In its Sandoz decision, the Federal Circuit held that the patent dance wasn’t mandatory, as Sandoz had argued, and that the 180-day notice couldn’t be issued until the FDA approved the biosimilar, as Amgen had argued.

No Distinction Between Apotex, Sandoz

Apotex’s primary contention in its argument was that the 180-day notice requirement only applied when the biosimilar applicant didn’t participate in the BPCIA’s patent dance, which Apotex did and Sandoz didn’t.

After a detailed examination of the relevant sections of the BPCIA, the Federal Circuit said that there was no “legally material distinction” as to the law in Apotex and Sandoz. Apotex petitioned the Supreme Court for review, and Amgen filed an opposition to the petition.

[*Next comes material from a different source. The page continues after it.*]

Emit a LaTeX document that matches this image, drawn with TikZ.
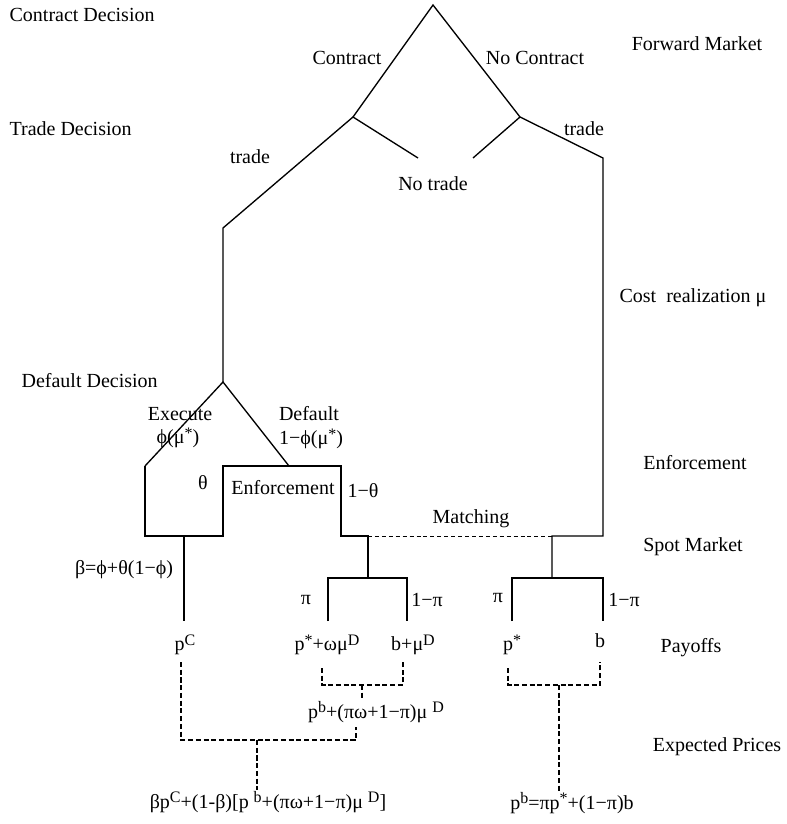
\documentclass[tikz,border=0pt]{standalone}
\usepackage{fontspec}
\setmainfont{Liberation Serif}
\usetikzlibrary{positioning}
\newcommand{\hi}[1]{\raisebox{0.6ex}{\fontsize{12}{13}\selectfont #1}}

\begin{document}
\begin{tikzpicture}[
    x=0.75pt, y=-0.75pt,
    branch/.style={line width=1pt},
    expect/.style={line width=1.1pt, dash pattern=on 3.8pt off 2pt},
    stage/.style={font=\fontsize{15}{18}\selectfont, inner sep=1pt},
    lbl/.style={font=\fontsize{15}{18}\selectfont, inner sep=1pt},
]
    \useasboundingbox (0,0) rectangle (786,824);

    % Stages
    \node[stage, anchor=west] (sContract) at (8,15) {Contract Decision};
    \node[stage, anchor=west] (sTrade) at (8,129) {Trade Decision};
    \node[stage, anchor=west] (sDefault) at (20,381) {Default Decision};
    \node[stage] (sForward) at (697,44) {Forward Market};
    \node[stage] (sCost) at (693,298) {Cost\ \ realization μ};
    \node[stage] (sEnforce) at (695,463) {Enforcement};
    \node[stage] (sSpot) at (693,547) {Spot Market};
    \node[stage] (sPayoff) at (691,648) {Payoffs};
    \node[stage] (sExpect) at (717,747) {Expected Prices};

    % Tree points
    \coordinate (root) at (433,5);
    \coordinate (con) at (353,117);
    \coordinate (nocon) at (520,117);
    \coordinate (ctrade) at (223,228);
    \coordinate (cnotrade) at (418,158);
    \coordinate (nnotrade) at (473,158);
    \coordinate (ntrade) at (603,158);
    \coordinate (dflt) at (223,382);
    \coordinate (exec) at (145,466);
    \coordinate (def) at (289,466);
    \coordinate (enfA) at (223,466);
    \coordinate (enfB) at (341,466);
    \coordinate (beta) at (184,536);
    \coordinate (match) at (368,536);
    \coordinate (rmatch) at (552,536);
    \coordinate (spotL) at (368,578);
    \coordinate (spotR) at (552,578);
    \coordinate (leafC) at (184,621);
    \coordinate (leafA) at (328,621);
    \coordinate (leafB) at (407,621);
    \coordinate (leafD) at (512,621);
    \coordinate (leafE) at (603,621);

    % Branches
    \draw[branch] (con) -- (root) -- (nocon);
    \draw[branch] (cnotrade) -- (con) -- (ctrade) -- (dflt);
    \draw[branch] (nnotrade) -- (nocon) -- (ntrade) |- (rmatch) -- (spotR);
    \draw[branch] (exec) -- (dflt) -- (def);
    \draw[branch] (exec) |- (beta) -| (enfA) -- (enfB) |- (match) -- (spotL);
    \draw[branch] (beta) -- (leafC);
    \draw[branch] (leafA) |- (spotL) -| (leafB);
    \draw[branch] (leafD) |- (spotR) -| (leafE);
    \draw[line width=0.7pt, dash pattern=on 3pt off 2.2pt] (match) -- (rmatch);

    % Branch labels
    \node[lbl] (lContract) at (347,58) {Contract};
    \node[lbl] (lNoContract) at (535,58) {No Contract};
    \node[lbl] (lTradeL) at (250,157) {trade};
    \node[lbl] (lTradeR) at (584,129) {trade};
    \node[lbl] (lNoTrade) at (433,184) {No trade};
    \node[lbl] (lExec) at (180,414) {Execute};
    \node[lbl] (lExecP) at (178,438) {ϕ(μ\hi{*})};
    \node[lbl] (lDef) at (309,414) {Default};
    \node[lbl] (lDefP) at (311,439) {1−ϕ(μ\hi{*})};
    \node[lbl] (lTheta) at (203,483) {θ};
    \node[lbl] (lEnf) at (283,488) {Enforcement};
    \node[lbl] (lNoTheta) at (363,491) {1−θ};
    \node[lbl] (lMatch) at (471,519) {Matching};
    \node[lbl] (lBeta) at (124,570) {β=ϕ+θ(1−ϕ)};
    \node[lbl] (lPiL) at (306,600) {π};
    \node[lbl] (lNoPiL) at (427,600) {1−π};
    \node[lbl] (lPiR) at (498,598) {π};
    \node[lbl] (lNoPiR) at (624,600) {1−π};

    % Payoffs
    \node[lbl] (pC) at (185,645) {p\hi{C}};
    \node[lbl] (pDa) at (327,645) {p\hi{*}+ωμ\hi{D}};
    \node[lbl] (pDb) at (413,645) {b+μ\hi{D}};
    \node[lbl] (pS) at (512,645) {p\hi{*}};
    \node[lbl] (pB) at (600,641) {b};

    % Expected prices
    \node[lbl] (eD) at (376,712) {p\hi{b}+(πω+1−π)μ \hi{D}};
    \node[lbl] (eC) at (268,802) {βp\hi{C}+(1-β)[p \hi{b}+(πω+1−π)μ \hi{D}]};
    \node[lbl] (eR) at (572,803) {p\hi{b}=πp\hi{*}+(1−π)b};

    \coordinate (avgD) at (362,685);
    \coordinate (avgC) at (257,740);
    \coordinate (avgR) at (559,685);
    \draw[expect] (322,668) |- (avgD) -| (403,662);
    \draw[expect] (avgD) -- (avgD |- eD.north);
    \draw[expect] (181,662) |- (avgC) -| (356,727);
    \draw[expect] (avgC) -- (avgC |- eC.north);
    \draw[expect] (508,668) |- (avgR) -| (600,662);
    \draw[expect] (avgR) -- (avgR |- eR.north);
\end{tikzpicture}
\end{document}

An Amgen spokeswoman in a Dec. 12 e-mail told Bloomberg BNA about the denial of review in Apotex, “All we can say at this time is that ‘we can confirm that the Supreme Court denied Apotex’s petition for cert, which Amgen opposed.’”

An Apotex spokesman didn’t immediately respond to Bloomberg BNA’s e-mail request for comment.

David C. Frederick of Kellogg, Huber, Hansen, Todd, Evans & Figel PLLC filed Apotex’s petition. Nicholas Groombridge of Paul, Weiss, Rifkind, Wharton & Garrison LLP was Amgen’s counsel of record.